Now I use taylor expansion to get a linear system of equations which can help me derive an expression for the coefficients
$$ bu(x-h,y) = b \big[ u(x,y) - hu'(x,y) + \frac{h^2 u''(x,y)}{2} + O(h^3) \big] $$ $$ cu(x,y) = cu(x,y) $$ $$ du(x+\alpha h,y) = d\big[ u(x,y) + \alpha h u' + \frac{\alpha ^2 h^2 u'' (x,y)}{2} + O(h^3) \big] $$
From here, I get a bit lost (so I checked the solution). What they do now to solve this is to say that these three equations below are true. There's 3 unknown variables and 3 equations so from there it should be easily solvable.
$$ b+c+d=0, \quad -bh + d\alpha h = 0, \quad \frac{b(h^2/2)+\alpha ^2 d(h^2/2)}{h^2} =1 $$
I believe the LHS of the first equation comes from the fact that after taylor expansion, $b,c,d$ all has 1 term of $u(x,y)$. The second equation corresponds to $u'(x,y)$, and the third equation corresponds to $u''(x,y)$. What I don't understand is, why is the first and second equation equal to zero and the third equal to one, and also why are we dividing the third equation by $h^2$? So basically I understand how I should start the procedure, but I have no intuition of what is happening. Any help on this front would be greatly appreciated.
If I can answer the question above, then I would repeat the procedure for the $y$ direction and add the two derivatives together to get my final answer.
I tried getting help from this question Finite Difference Approximation of Derivative but couldn't really decipher/translate it to what I want to understand.
Actually, all three of your equations have a denominator of $h^2$, but since the first two have $0$ on the right, we can clear the $h^2$ by multiplying.
Recall that you are solving $$ \frac{\partial^2 u}{\partial x^2} \approx \frac{bu(x-h,y)+cu(x,y)+du(x+\alpha h,y)}{h^2} $$ Let's rewrite that left-hand side with the exact versions of the terms you used in your Taylor expansion. $$ 0 \cdot u + 0 \cdot \frac{\partial u}{\partial x} + 1 \cdot \frac{\partial^2 u}{\partial x^2} \approx \frac{bu(x-h,y)+cu(x,y)+du(x+\alpha h,y)}{h^2} \text{.} $$
You've written the Taylor expansions of the right-hand side.
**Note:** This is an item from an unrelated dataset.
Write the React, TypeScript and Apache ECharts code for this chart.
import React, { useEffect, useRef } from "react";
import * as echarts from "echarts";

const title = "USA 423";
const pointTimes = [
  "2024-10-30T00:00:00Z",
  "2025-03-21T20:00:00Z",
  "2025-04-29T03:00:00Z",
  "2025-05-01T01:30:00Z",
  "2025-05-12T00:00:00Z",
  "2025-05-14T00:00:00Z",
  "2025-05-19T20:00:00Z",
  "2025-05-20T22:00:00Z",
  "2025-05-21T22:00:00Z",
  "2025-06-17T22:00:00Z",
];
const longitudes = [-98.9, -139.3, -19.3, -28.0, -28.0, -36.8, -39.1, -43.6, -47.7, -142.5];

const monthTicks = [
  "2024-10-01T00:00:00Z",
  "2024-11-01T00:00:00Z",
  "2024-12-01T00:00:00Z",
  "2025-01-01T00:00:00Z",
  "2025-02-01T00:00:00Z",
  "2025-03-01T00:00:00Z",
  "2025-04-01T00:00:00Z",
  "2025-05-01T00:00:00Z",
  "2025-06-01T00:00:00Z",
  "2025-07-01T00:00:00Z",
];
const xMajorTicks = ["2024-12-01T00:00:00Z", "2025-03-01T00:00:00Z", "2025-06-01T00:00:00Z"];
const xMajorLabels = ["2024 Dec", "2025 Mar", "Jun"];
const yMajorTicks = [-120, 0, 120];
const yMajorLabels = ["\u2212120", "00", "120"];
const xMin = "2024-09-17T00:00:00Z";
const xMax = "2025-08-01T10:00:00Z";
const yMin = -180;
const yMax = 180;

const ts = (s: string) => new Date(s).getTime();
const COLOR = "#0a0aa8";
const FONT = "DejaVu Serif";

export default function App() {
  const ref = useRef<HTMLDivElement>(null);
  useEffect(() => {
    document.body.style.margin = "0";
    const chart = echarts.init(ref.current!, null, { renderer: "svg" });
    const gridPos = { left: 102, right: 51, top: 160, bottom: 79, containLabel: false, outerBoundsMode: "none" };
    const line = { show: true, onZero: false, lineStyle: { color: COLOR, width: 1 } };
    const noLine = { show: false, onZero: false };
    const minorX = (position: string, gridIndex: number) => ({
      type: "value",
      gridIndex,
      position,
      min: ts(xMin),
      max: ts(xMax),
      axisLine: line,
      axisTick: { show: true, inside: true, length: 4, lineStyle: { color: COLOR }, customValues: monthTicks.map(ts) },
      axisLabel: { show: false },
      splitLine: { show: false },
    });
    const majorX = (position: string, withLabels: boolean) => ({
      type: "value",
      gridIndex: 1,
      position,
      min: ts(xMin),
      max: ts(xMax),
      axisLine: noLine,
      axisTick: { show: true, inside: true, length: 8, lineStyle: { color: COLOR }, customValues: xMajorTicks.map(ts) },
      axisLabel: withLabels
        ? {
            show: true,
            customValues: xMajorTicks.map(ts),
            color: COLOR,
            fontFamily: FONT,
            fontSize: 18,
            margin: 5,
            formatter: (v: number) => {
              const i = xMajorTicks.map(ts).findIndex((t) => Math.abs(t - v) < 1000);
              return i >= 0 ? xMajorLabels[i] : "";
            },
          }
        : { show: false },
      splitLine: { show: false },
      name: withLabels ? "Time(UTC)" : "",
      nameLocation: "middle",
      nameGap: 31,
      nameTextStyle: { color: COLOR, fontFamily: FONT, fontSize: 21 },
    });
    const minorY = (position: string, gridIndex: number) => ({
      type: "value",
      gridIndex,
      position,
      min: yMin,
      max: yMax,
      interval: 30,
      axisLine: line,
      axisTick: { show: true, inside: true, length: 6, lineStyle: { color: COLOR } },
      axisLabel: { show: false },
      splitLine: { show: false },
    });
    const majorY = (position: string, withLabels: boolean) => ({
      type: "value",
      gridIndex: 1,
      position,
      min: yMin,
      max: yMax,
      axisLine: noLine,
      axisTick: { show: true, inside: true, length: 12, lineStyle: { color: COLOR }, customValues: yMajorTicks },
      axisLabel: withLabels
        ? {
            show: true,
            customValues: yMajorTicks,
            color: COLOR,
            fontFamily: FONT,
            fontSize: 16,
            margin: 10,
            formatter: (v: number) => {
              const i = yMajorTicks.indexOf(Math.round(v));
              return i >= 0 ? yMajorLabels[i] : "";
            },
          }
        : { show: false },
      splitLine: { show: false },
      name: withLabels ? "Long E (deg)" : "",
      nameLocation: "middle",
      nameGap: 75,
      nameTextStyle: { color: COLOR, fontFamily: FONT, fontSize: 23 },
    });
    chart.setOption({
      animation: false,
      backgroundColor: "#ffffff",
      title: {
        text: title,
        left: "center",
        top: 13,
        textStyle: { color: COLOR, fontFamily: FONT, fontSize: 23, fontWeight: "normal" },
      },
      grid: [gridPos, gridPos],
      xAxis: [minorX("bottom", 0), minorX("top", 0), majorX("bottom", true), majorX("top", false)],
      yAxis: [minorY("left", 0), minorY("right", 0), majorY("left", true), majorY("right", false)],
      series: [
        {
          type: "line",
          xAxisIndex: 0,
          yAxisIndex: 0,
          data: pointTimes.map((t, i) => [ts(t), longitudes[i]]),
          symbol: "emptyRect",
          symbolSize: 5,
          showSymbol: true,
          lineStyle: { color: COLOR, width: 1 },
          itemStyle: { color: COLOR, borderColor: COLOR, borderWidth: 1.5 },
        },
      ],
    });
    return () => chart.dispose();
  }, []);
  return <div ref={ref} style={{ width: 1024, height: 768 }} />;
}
Collecting the $u$s, we have zero $u$s on the left and $b+c+d$ $u$s on the right, so $$ 0 \approx \frac{b+c+d}{h^2} \text{.} $$ Collecting and comparing the coefficient of $u'$s, $$ 0 \approx \frac{bh + 0 + d \alpha h}{h^2} \text{.} $$ Finally, collecting and comparing the coefficient of $u''$s, $$ 1 \approx \frac{bh^2/2 + 0 + d \alpha^2 h^2/2}{h^2} \text{.} $$
Then, we can multiply through the first two equations by $h^2$ to clear their denominators.
To summarize: the $h^2$s are present in all the equations, but can be silently cleared from the first two because their left-hand sides are zero. The $0$s and $1$s come from the approximate equation you are solving; it has zero $u$s, zero $u'$s, and one $u''$ on the one side and you have expanded the other side by Taylor series. Having done so, collect the coefficients of $u$, $u'$ and $u''$ to make the three equations you have.